なお事業再構築補助金では当時コロナ渦であったこともあり、企業の再生・回復という打ち出しも大きくありましたが、そのような要素は無くなり、あくまでも前向きな新事業進出に焦点を絞った目的設計となっています。

 

洗練された要件・審査基準

要件や審査基準についてはどうでしょうか。

事業再構築補助金は全13回にわたり実施されその中で変化も遂げてきましたが、特徴として「類型」という区分の考え方が継承されてきました。

類型とは第13回の公募要領では「(A)成長分野進出枠(通常類型)」「(B)成長分野進出枠(GX進出類型)」「(C)コロナ回復加速化枠(通常類型)」「(D)コロナ回復加速化枠(最低賃金類型)」「(E)サプライチェーン強靱化枠」の5つが記載されていました。

なおCとEに関しては第13回公募での公募はありませんでした。

これらの類型が後継の新事業進出補助金ではすっぽりと無くなっています。

新事業進出補助金では類型という考え方を無くして案件をすべて横並びとした上で、「新市場性」「高付加価値」「実現可能性」という評価基準に洗練・集約されてきています。

また第2回においては、第1回からその点に大きな変化は見られていませんので、2026年度も大きく要件は変わらないのでは無いかと想定されます。

 

第1回新事業進出補助金の採択結果を考察

結果が既に公表されている第1回の採択結果を考察します。

参考サイト:採択結果|中小企業新事業進出補助金|中小企業基盤整備機構

 

製造業の採択率が高い

上図を見ると、応募件数・採択数ともに製造業が最多であることが分かります。

日本の中小企業の企業数(令和3年度経済センサス調査結果)において、製造業は「卸売業、小売業」「建設業」「宿泊業、飲食サービス業」に次ぐ4位ですが、本補助金の活用は上位3業種をしのぐ結果となっています。

また採択率(採択数÷応募件数)を見ても、製造業だけが唯一50%を超過しており、全体の採択率が約37%ですので、製造業は採択率が特に高いと分かります。

 

新事業は全くの畑違いである必要は無い

基本要件のひとつである「新事業進出要件」は以下の3つをすべて満たす必要があります

  • 製品等の新規性
  • 市場の新規性
  • 新事業売上高(が一定以上あること)

この要件から既存事業とは異なる畑違いの分野に進出しなければいけないように見えますが、そうではありません

実際に採択案件一覧で「主たる業種」と「事業計画名」を見ても、必ずしも既存業種と異なる分野に進出している訳では無いことが分かります

例えば建設業であれば、「次世代解体推進計画」や「総合解体サービスの新基盤」など、建設に関わる中で高い付加価値を実現するための計画が多く見られます。

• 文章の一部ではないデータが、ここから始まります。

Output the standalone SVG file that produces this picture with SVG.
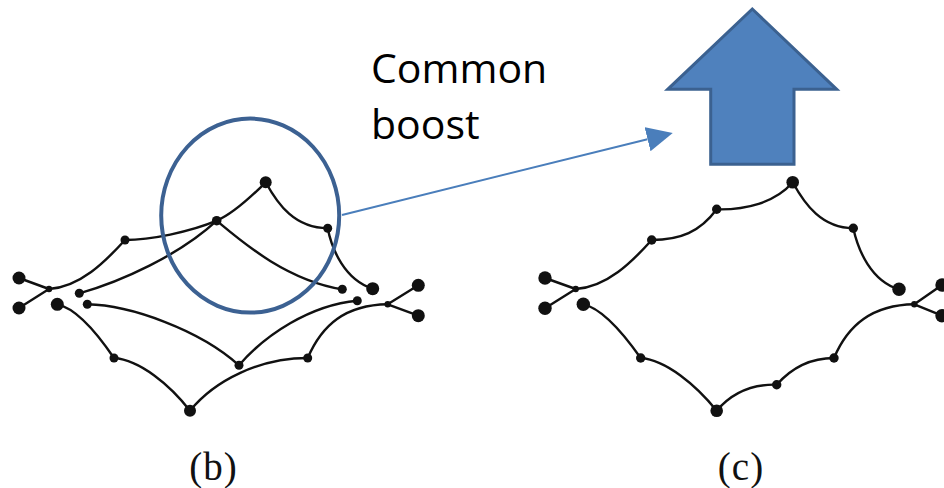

採択されなかった案件は公開されていないので、上記が「採択されやすい案件のみに該当する傾向である」とまではデータから断定できないことは事実です。

しかし経営の一般論として、既存事業と全く関係の無い「集成型多角化」よりも、既存事業の強みを活かす方が成功確率が高いとされており推奨されています

 

 

まとめ

新事業進出補助金は2026年度も継続されことがほぼ確実です。

要件や採択傾向については、2025年度実施分からある程度読み取ることが出来ますので、補助金活用を考えられている事業者様は、ぜひ早めのご準備に着手いただければと思います。